I’m moving into a new house this week. It’s been a tiring experience, but a rewarding one. Emilie and I knew this day was coming and we have been looking forward to when it would finally come to pass. Most people probably share the majority of my thoughts when it comes to getting a house, or a new house. Me being me, my mind went someplace different as soon as I started bringing our stuff into the house.
When we did our final walkthrough the house was empty. It’s always an odd experience for me to be in an empty house. All of the character and life that occupants give to a house are missing. The shell is present, but it’s empty. There are no memories, anecdotes, or funny occurrences associated with an empty house. It’s up to us to create new memories and funny occurrences in the place we plan to call home for the rest of our lives.

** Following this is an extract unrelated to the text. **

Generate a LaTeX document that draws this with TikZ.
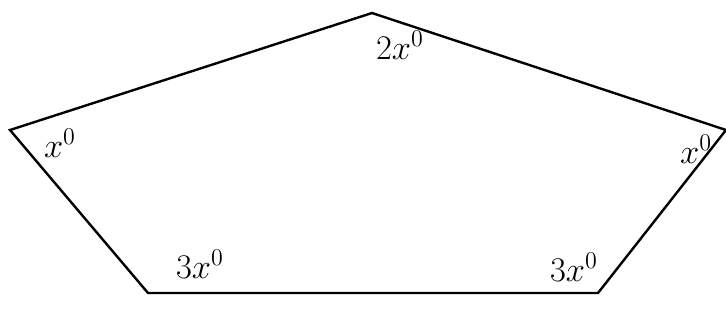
\documentclass[tikz,border=0pt]{standalone}
\usepackage{amsmath}
\usepackage{tikz}
\usetikzlibrary{positioning}
\tikzset{
  edge/.style ={line width=1.2pt, draw=black, line join=miter},
  ang/.style  ={inner sep=0pt, font=\fontsize{17}{20}\selectfont},
}

\begin{document}
\begin{tikzpicture}[x=0.5pt, y=-0.5pt]
  \useasboundingbox (0,0) rectangle (726,322);
  \coordinate (top) at (372,13);
  \coordinate (rt)  at (726,130);
  \coordinate (br)  at (598,293);
  \coordinate (bl)  at (148,293);
  \coordinate (lt)  at (10,130);

  \draw[edge] (top) -- (rt) -- (br) -- (bl) -- (lt) -- cycle;

  \node[ang] (atop) at (400,45)  {$2x^0$};
  \node[ang] (alt)  at (60,143)  {$x^0$};
  \node[ang] (art)  at (696,149) {$x^0$};
  \node[ang] (abl)  at (200,264) {$3x^0$};
  \node[ang] (abr)  at (574,267) {$3x^0$};
\end{tikzpicture}
\end{document}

A few days after the walkthrough we started filling our new house with our old items. The house was now filling up with character, memories, and lots of humor. Only, now the humor hits a little different while the memories are of old homes and not our new abode. We are changing the house by virtue of what we are bringing into it. At the same time, the house is augmenting how we frame our memories. This is going to a very predictable place, life is often predictable.
Baseball operates in the same manner. Each season is new and empty. At least it’s that way when we first approach it. Before we bring all of our preexisting memories and baggage with us. Every team starts out every year with unlimited possibilities and honestly there’s very little way for us to know any differently. Except we do know, we know because of our memories of what has happened previously. And so what starts out wonderfully benign and full of hope quickly changes into something else the more of ourselves we pour into the endeavor.
Fandom is great, I honestly couldn’t imagine my life if I weren’t a baseball fan. All the memories I’ve made, the people I’ve met, the events I’ve been able to witness add up to an amazing experience. That doesn’t mean I don’t see that empty house and feel a pang of regret as it’s slowly morphed into something not quite different. Of course, I’ve moved half our house in at this point and still love the thing so what do I know.